2018 smartphone by Meizu

The Meizu M6s (Mblu S6/ Meizu S 2018 in China) is an Android smartphone developed by Meizu, which is part of the M series. It was introduced on January 17, 2018. This is the first Meizu smartphone with an 18:9 aspect ratio. It is the successor to the Meizu M5s.

== Design ==
The screen is made of glass. The smartphone body is made of aluminum.

At the bottom there is a microUSB connector, a speaker, a microphone and a 3.5 mm audio jack. On the left side there are volume control buttons and a hybrid slot for 2 SIM cards, or 1 SIM card and a microSD memory card up to 128 GB. On the right side there is a smartphone lock button and a fingerprint scanner.

The Meizu M6s was sold in 4 colors: Black, Silver, Gold and Blue.

== Technical specifications ==

=== Platform ===
The smartphone received a Samsung Exynos 7872 processor and a Mali-G71 MP1 graphics processor.

=== Battery ===
The battery received a capacity of 3000 mAh and support for fast charging mCharge at 18 W.

=== Camera ===
The smartphone received a main 16 MP, camera with phase autofocus and the ability to record video in 1080p@30fps resolution. The front camera received a resolution of 8 MP (wide-angle), an aperture of and the ability to record video in 1080p@30fps resolution.

=== Display ===
IPS LCD screen, 5.7, 1440 x 720 (HD+) with an aspect ratio of 18:9 and a pixel density of 282 ppi.

=== Memory ===
The smartphone was sold in configurations of 3/32 and 3/64 GB.

=== Software ===
The smartphone was released on Flyme 6.2 (China version) or Flyme 6.3.1.0G (Global version), which was based on Android 7.0 Nougat. It was updated to Flyme 8.0.5.0A/Flyme 8.19.12.17A beta (China version) or Flyme 7.1.6.0G (Global version) which both still based on Android 7.0 Nougat.

==== Control ====
In order to reduce the bezels around the display and to follow up the trending 18:9 display type which was in 2017-2018, Meizu had to remove the mechanical mBack button.
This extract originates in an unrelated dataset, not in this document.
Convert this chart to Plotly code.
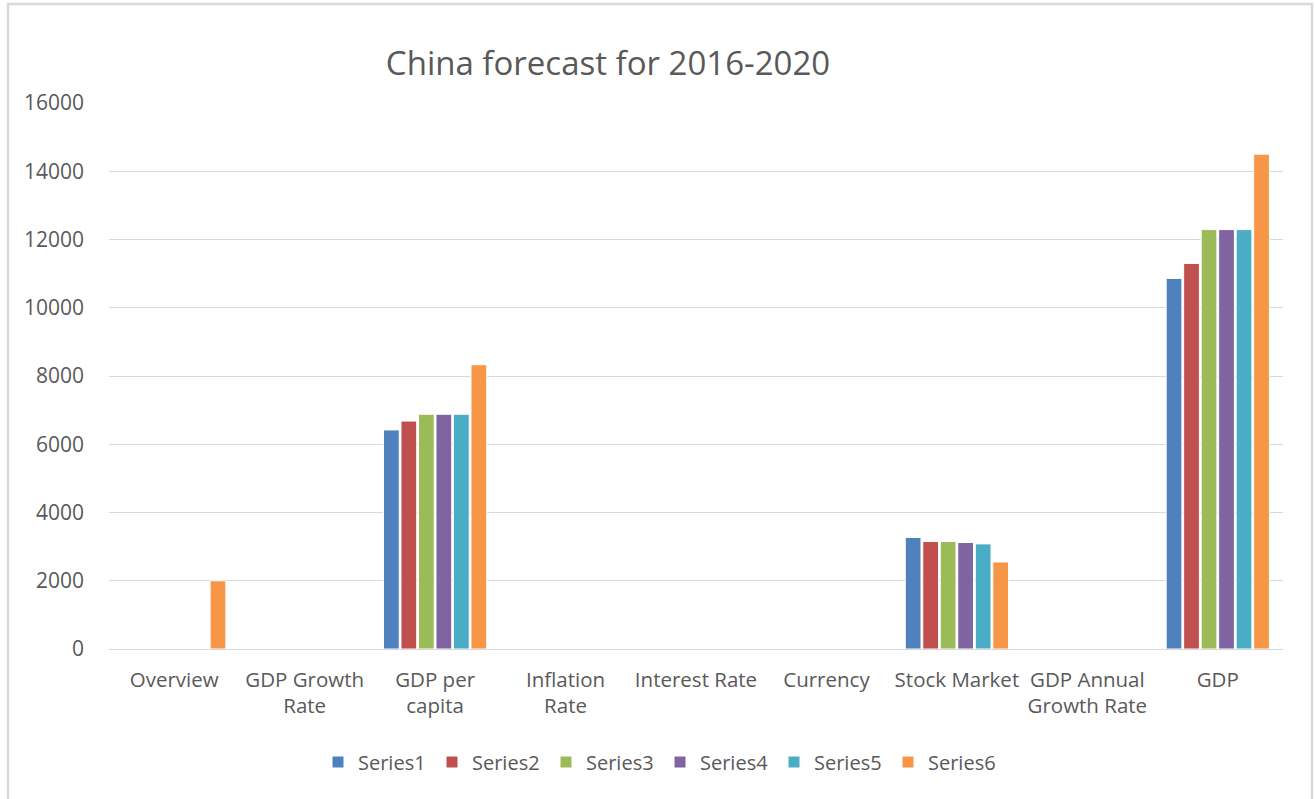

There are three ways to navigate the device: the on-screen Super mBack button in the form of a ring and the standard 3 Android navigation buttons, or the swiping gesture later added in future Flyme versions (similar to the iPhone X).

The area where the Super mBack ring is located was made pressure-sensitive (something similar to 3D Touch technology). It is controlled similarly to the mechanical mBack.

== Reception ==
A reviewer from the information portal ITC.ua gave the Meizu M6s a score of 4 out of 5. He attributed the lack of NFC and Type-C, display color rendering and nuances of Flyme OS to the disadvantages. The reviewer attributed the design, screen with a 2 to 1 aspect ratio, original control scheme, fast fingerprint scanner, updated platform, decent cameras and fast charging to the advantages.

A reviewer from Pingvin.Pro gave the smartphone a score of 5.7 out of 10. He attributed the metal body, appearance, processor, dimensions, screen, cameras and battery life to the advantages of the smartphone. He attributed the power button, fingerprint scanner placement, microUSB, firmware, memory speed and graphics to the disadvantages.